The captain was immediately notified, and ordered a beat to quarters. The officers appeared armed and charged forward, assisted by the sober portion of the crew, and after a sharp fight succeeded in securing the worst of the mutineers. Captain Semmes had the drunken sailors drenched with buckets of cold water until they begged for mercy. Forrest was identified by a guard from the shore as the man who bought the liquor, and he was placed in double irons and under guard.

Captain Semmes had said to people on shore that the Alabama would go to sea during the night. But she did not go, and early the next morning the stars and stripes were floating outside the harbor at the masthead of the steam sloop San Jacinto, mounting fourteen guns.

“We paid no sort of attention to the arrival of this old wagon of a ship,” writes Semmes in his memoirs. Nevertheless, it must be recorded that he beat to quarters and kept the Alabama close under the guns of the French fort in the harbor.[2] He might be able to outsail the San Jacinto, but he knew very well that one or two of her broadsides would be very apt to send the Alabama to the bottom, in case Captain Ronckendorff should take it into his head to violate the neutrality of a French port. Moreover, his crew were hardly in a condition either of mind or body to meet a determined enemy.

The captain of the San Jacinto refused to receive a pilot or come to an anchor, because his vessel would then come within the twenty-four hour rule, and the Alabama would be permitted that length of time to get out of reach when she chose to depart, before the San Jacinto, according to international law governing neutral ports, would be permitted to follow her. During the day Governor Candé sent a letter to Captain Ronckendorff warning him that he must either come to anchor and submit to the twenty-four hour rule, or keep three miles outside the points which formed the entrance to the harbor. Being well aware that the governor had correctly stated the law governing the case, Captain Ronckendorff readily promised acquiescence.

Public sentiment in Martinique among the white population was almost unanimously favorable to the South, and while the law was thus enforced to the letter as against the Federals, practically every white person in the port stood ready to give Captain Semmes any assistance which might enable him to escape from his ponderous adversary. The crew of the Alabama spent the 19th of November in various stages of recovery from the debauch and fight of the previous night, and repairing and painting occupied the time of some of them. In the afternoon a French naval officer went on board and furnished Captain Semmes with an accurate chart of the harbor. Towards night the captain of the Hampden, an American merchant ship lying in the harbor near the Alabama, in company with Captain Mellen, were rowed out to the San Jacinto, bearing a letter from the United States consul to Captain Ronckendorff, informing him in regard to the situation ashore. The news of their departure was not long in reaching the Alabama. Suspecting that some code of signals was being arranged, Captain Semmes determined to take time by the forelock.

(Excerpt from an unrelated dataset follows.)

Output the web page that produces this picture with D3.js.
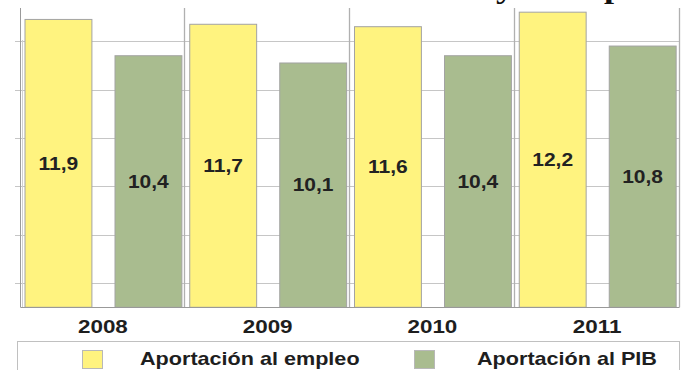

He asked for a government pilot, who was promptly furnished, and just at dusk the Alabama hoisted anchor and steamed toward the inner harbor. The evening was cloudy. Darkness came on early, and rain began to fall. All lights on board were extinguished or covered, and having passed out of sight of the Hampden, the course was altered and the Alabama ran out through the most southerly channel.

When the captain of the Hampden returned to his vessel a little after eight o’clock he immediately sent up three rockets in the direction in which the Alabama was supposed to have gone. The San Jacinto at once ran under a full head of steam to the south side of the harbor, and searched up and down with her crew at quarters until after midnight. At daybreak two of her boats were taken on board, one of which had spent the night in the southern side of the harbor and the other in the northern side. Nobody had seen anything of the Alabama.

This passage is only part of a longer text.